Lorsqu’il existe un litige, la situation passe de commune à particulière, car nous sommes en présence de deux partis avec chacun des intérêts particuliers, de telle sorte que chaque parti ne recherche plus le bien commun, mais leur bien propre, biaisant ainsi leurs jugements.

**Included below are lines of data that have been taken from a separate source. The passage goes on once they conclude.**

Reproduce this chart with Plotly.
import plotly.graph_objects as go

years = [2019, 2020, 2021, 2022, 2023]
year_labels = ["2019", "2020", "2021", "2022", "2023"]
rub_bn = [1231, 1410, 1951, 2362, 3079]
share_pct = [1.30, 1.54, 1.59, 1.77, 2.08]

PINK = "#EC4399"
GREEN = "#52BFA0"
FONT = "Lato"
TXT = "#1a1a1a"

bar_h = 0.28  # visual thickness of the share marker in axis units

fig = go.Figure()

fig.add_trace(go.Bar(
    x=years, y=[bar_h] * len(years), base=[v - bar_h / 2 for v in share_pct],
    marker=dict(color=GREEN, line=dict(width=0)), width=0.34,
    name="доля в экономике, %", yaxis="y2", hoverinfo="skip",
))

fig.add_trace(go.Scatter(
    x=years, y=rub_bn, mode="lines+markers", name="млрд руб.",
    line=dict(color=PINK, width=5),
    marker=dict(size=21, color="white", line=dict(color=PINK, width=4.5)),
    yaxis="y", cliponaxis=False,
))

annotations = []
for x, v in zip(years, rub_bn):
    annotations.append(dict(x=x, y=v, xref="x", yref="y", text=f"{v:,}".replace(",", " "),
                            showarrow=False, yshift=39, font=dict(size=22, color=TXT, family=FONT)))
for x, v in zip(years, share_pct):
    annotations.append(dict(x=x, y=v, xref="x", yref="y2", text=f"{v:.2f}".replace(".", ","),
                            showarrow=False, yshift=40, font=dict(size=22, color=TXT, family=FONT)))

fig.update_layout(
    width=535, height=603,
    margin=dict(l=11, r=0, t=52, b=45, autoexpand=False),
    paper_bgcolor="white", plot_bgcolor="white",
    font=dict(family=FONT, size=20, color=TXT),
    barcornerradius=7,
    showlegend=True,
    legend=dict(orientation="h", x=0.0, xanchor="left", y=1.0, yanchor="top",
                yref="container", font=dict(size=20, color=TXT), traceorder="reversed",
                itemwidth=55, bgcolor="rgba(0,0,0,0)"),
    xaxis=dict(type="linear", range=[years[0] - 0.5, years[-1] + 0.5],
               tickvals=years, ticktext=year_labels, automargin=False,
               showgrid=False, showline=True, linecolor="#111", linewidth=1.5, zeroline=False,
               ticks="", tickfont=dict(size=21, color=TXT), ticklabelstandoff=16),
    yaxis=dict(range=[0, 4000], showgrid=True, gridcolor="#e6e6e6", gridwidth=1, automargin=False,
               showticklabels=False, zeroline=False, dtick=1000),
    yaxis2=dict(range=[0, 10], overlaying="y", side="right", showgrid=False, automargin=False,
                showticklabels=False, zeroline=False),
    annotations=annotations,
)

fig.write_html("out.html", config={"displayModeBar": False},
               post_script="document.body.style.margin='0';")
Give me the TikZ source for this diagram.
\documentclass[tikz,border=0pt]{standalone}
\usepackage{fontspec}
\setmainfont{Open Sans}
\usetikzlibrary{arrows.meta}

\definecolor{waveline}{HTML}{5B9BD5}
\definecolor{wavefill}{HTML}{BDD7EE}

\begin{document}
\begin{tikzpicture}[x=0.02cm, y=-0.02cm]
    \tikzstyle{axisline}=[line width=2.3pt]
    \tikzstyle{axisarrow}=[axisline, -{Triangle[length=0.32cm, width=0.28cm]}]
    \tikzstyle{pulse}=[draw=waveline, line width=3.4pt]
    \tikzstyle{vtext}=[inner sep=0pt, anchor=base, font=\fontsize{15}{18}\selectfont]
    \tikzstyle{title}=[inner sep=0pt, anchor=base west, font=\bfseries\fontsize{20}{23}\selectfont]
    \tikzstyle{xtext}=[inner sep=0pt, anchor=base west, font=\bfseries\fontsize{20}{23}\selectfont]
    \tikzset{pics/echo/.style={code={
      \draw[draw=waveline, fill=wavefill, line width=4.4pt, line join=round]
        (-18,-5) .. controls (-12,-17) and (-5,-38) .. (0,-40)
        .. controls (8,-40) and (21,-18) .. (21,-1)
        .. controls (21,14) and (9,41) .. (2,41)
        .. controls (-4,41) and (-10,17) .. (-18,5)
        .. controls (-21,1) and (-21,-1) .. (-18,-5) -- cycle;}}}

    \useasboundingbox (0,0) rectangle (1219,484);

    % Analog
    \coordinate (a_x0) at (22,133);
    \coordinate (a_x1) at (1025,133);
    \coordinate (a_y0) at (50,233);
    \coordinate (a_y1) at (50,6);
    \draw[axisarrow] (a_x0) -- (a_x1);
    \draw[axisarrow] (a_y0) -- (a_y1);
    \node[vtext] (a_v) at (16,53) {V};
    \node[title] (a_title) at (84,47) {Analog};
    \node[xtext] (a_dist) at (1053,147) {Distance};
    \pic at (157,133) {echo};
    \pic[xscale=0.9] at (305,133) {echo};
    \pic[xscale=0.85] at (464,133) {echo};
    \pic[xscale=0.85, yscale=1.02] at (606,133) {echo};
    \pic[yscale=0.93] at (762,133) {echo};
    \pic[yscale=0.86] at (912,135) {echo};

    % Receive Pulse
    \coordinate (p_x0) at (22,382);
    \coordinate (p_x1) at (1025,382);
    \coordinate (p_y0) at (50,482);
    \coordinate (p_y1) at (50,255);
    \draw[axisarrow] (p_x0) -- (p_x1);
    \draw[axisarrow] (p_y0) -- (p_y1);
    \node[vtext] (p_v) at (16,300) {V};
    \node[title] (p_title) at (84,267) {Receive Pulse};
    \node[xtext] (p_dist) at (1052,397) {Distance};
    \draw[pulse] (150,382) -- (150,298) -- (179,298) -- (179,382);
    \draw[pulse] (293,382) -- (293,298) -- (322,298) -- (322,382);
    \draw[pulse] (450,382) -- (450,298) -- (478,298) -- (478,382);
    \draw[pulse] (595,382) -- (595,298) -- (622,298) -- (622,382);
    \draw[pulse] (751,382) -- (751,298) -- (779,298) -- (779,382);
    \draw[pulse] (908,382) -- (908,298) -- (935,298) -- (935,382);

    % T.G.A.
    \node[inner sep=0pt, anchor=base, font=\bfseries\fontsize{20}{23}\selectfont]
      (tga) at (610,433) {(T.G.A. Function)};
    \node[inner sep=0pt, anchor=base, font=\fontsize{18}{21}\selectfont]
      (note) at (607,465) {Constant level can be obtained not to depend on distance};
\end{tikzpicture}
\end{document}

Dès lors, la meilleure façon d’établir une justice équitable réside dans un jugement basé sur des conventions parce qu’elles sont élaborées sur des principes généraux qui sont transposables aux cas particuliers[14].

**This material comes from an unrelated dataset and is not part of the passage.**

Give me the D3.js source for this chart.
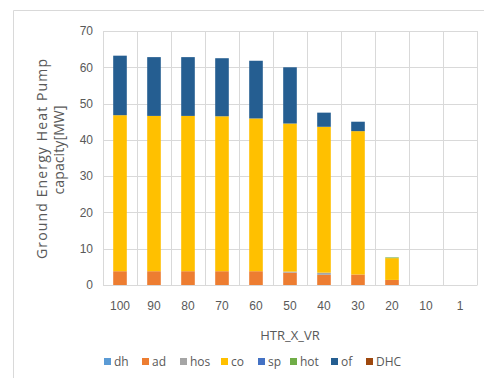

[1] ROUSSEAU, Jean-Jacques. «Chapitre I : Sujet de ce premier Livre», Du contrat social : Livre I, Éditions GF Flammarion, Paris, p. 43.

[2] ROUSSEAU, Jean-Jacques. «Chapitre IV : De l’esclavage», […], p. 46.

[3] ROUSSEAU, Jean-Jacques. «Chapitre V : Qu’il faut toujours remonter à une première convention, […], p. 50.

[4] ROUSSEAU, Jean-Jacques. «Chapitre III : Du droit du plus fort», […], p. 45.

[5] ROUSSEAU, Jean-Jacques. «Chapitre III : Du droit du plus fort», […], p. 45.

[6] ROUSSEAU, Jean-Jacques. «Chapitre IV : De l’esclavage», […], p. 46.

[7] ROUSSEAU, Jean-Jacques. «Chapitre VI : Du pacte social», […], p. 52.

[8] ROUSSEAU, Jean-Jacques. «Chapitre VI : Du pacte social», […], p. 53.

[9] ROUSSEAU, Jean-Jacques. «Chapitre VII : Du souverain», […], p. 55.

[10] ROUSSEAU, Jean-Jacques. «Chapitre VIII : Du l’État civil», […], p. 57.

[11] ROUSSEAU, Jean-Jacques. «Chapitre VII : Du souverain», […], p. 56.

[12] ROUSSEAU, Jean-Jacques. «Chapitre VIII : Du l’État civil», […], p. 57.

[13] ROUSSEAU, Jean-Jacques. «Chapitre III : Si la volonté générale peut errer», Du contrat social : Livre II, Éditions GF Flammarion, Paris, p. 65.

[14] ROUSSEAU, Jean-Jacques. «Chapitre VI : De la loi», […], p. 73.